Jika anda memperhatikan dunia perbukuan, maka anda akan menemukan banyak sekali buku-buku yang berbicara mengenai perempuan. Dari berbagai sisi dan ideologi perempuan telah disoroti, dengan sejumlah sisi positif dan negatifnya. Terutama dalam masalah perempuan dan Islam, sepertinya menempati posisi pertama. Jika kita cermati, banyak kaum feminis begitu produktif membicarakan perempuan dalam doktrin-doktrin keislaman dan yang ada di masyarakat Islam sendiri. Dan tentu saja yang saya maksud tidak hanya buku-buku dalam Bahasa Indonesia dan karangan-karangan orang Indonesia, tetapi juga bahasa asing dan yang belum diterjemahkan maupun sudah diterjemahkan ke dalam bahasa Indonesia.

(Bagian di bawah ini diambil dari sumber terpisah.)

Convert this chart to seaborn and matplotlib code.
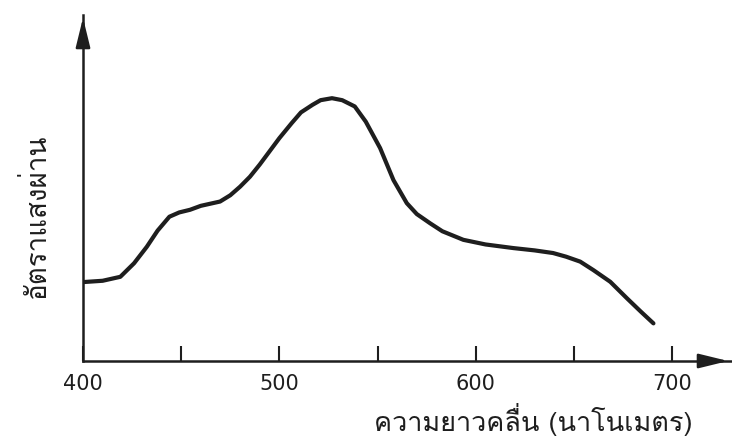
import matplotlib
matplotlib.use("Agg")
import matplotlib.pyplot as plt
import seaborn as sns
import pandas as pd
from matplotlib import font_manager
from matplotlib.ft2font import FT2Font

# ---- data ----
wavelength = [400, 410, 419, 426, 432.5, 438, 444, 449, 454.5, 460, 469.8,
              475, 480, 485, 490, 495.5, 500, 506.2, 511, 516.9, 521,
              526.8, 532, 538.4, 544, 551.3, 558.1, 564.9, 570, 576.8, 583,
              593.7, 605, 619.2, 630, 639.4, 646, 653.2, 660, 668.5, 677,
              684, 690.5]
transmission = [23.9, 24.3, 25.5, 29.6, 34.6, 39.5, 43.7, 45.0, 45.8, 47.0, 48.3,
                50.2, 52.8, 55.8, 59.5, 63.9, 67.5, 72.0, 75.3, 77.6, 79.0,
                79.6, 79.0, 77.1, 72.5, 64.5, 54.8, 47.8, 44.5, 41.7, 39.3,
                36.7, 35.3, 34.2, 33.5, 32.7, 31.6, 30.1, 27.5, 24.0, 19.0,
                15.0, 11.4]
major_ticks = [400, 500, 600, 700]
minor_ticks = [450, 550, 650]
tick_labels = ["400", "500", "600", "700"]
x_label = "ความยาวคลื่น (นาโนเมตร)"
y_label = "อัตราแสงผ่าน"


def thai_families():
    fams = []
    for f in font_manager.fontManager.ttflist:
        try:
            cm = FT2Font(f.fname).get_charmap()
        except Exception:
            continue
        if 0x0E01 in cm and f.name not in fams:
            fams.append(f.name)
    return fams


sns.set_theme(style="white")
thai = thai_families()
plt.rcParams['font.family'] = thai + ['DejaVu Sans']

df = pd.DataFrame({"wavelength": wavelength, "transmission": transmission})

ink = "#1e1e1e"
fig = plt.figure(figsize=(7.32, 4.38), dpi=100)
fig.patch.set_facecolor("white")
ax = fig.add_axes([83 / 732, 77 / 438, (731 - 83) / 732, (361 - 15) / 438])
ax.set_facecolor("white")

sns.lineplot(data=df, x="wavelength", y="transmission", ax=ax, color=ink,
             linewidth=3.0, solid_joinstyle="round", solid_capstyle="round")

ax.set_xlim(400, 730)
ax.set_ylim(0, 104.8)

for s in ["top", "right"]:
    ax.spines[s].set_visible(False)
for s in ["left", "bottom"]:
    ax.spines[s].set_color(ink)
    ax.spines[s].set_linewidth(1.8)

# arrow heads
ax.annotate("", xy=(1.0, 0), xytext=(0.95, 0), xycoords="axes fraction",
            arrowprops=dict(arrowstyle="-|>,head_length=0.9,head_width=0.22",
                            mutation_scale=20, color=ink, lw=1.8))
ax.annotate("", xy=(0, 1.0), xytext=(0, 0.93), xycoords="axes fraction",
            arrowprops=dict(arrowstyle="-|>,head_length=0.9,head_width=0.22",
                            mutation_scale=20, color=ink, lw=1.8))

ax.set_xticks(major_ticks)
ax.set_xticklabels(tick_labels, family=["DejaVu Sans"])
ax.set_xticks(minor_ticks, minor=True)
ax.tick_params(axis="x", which="both", direction="in", length=11, width=1.5,
               color=ink, pad=9, labelsize=15, labelcolor=ink, bottom=True)
ax.set_yticks([])

ax.set_xlabel(x_label, fontsize=19.5, color=ink)
ax.xaxis.set_label_coords(0.695, -0.12)
ax.set_ylabel(y_label, fontsize=20, color=ink)
ax.yaxis.set_label_coords(-0.05, 0.42)

fig.savefig("out.png", dpi=100, facecolor="white")
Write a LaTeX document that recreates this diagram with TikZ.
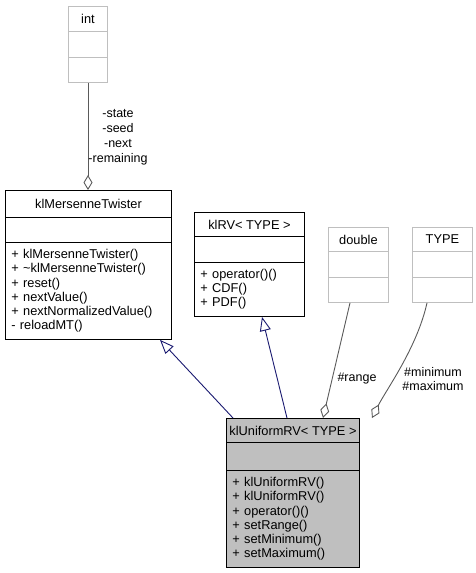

Paling tidak ada dua buku yang mengesankan bagi saya pada saat-saat saya baru berkenalan dengan dunia perempuan dalam literatur keislaman , yaitu Women In Islam karya Wiebke Walther dan The Tao of Islam karya Sachiko Murata. Kedua buku itu menurutku sungguh luar biasa bagusnya. Isinya sangat berkualitas, risetnya begitu mendalam, keduanya sudah diterjemahkan ke dalam bahasa indonesia oleh penebit mizan, keduanya boleh dikatakan sebagai rujukan induk bagi para penulis tentang perempuan pada usia selanjutnya. Tulisan ini tidak akan membicarakan kedua buku itu, saya hanya sekadar menyinggung sepintas saja.
Saya hendak bercerita di sini bahwa perempuan dalam lintasan sejarah Islam sesungguhnya banyak berperan penting dalam kemajuan Islam sendiri. Hanya saja, sejarah tersebut begitu tersembunyi dan bahkan ‘disembunyikan’ oleh kalangan yang begitu naif terhadap perempuan. Dalam hal keilmuan, misalnya, perempuan mempunyai andil besar di sini untuk kemajuann Islam. Kita lihat saja misalnya dalam sumber ajaran Islam kedua, Hadis, begitu banyak sesungguhnya para periwayat Hadis, tapi sayang di antara kita tidak banyak yang tahu (Silakan baca pada tulisan setelah ini). Okelah tak apa, tapi paling tidak kita tahu satu saja, yaitu Aisyah. Ia adalah istri Nabi yang paling cerdas, yang begitu banyak meriwayatkann Hadis. Ia banyak meriwayatkan Hadis yang berkaitan dengan kehidupan Nabi SAW.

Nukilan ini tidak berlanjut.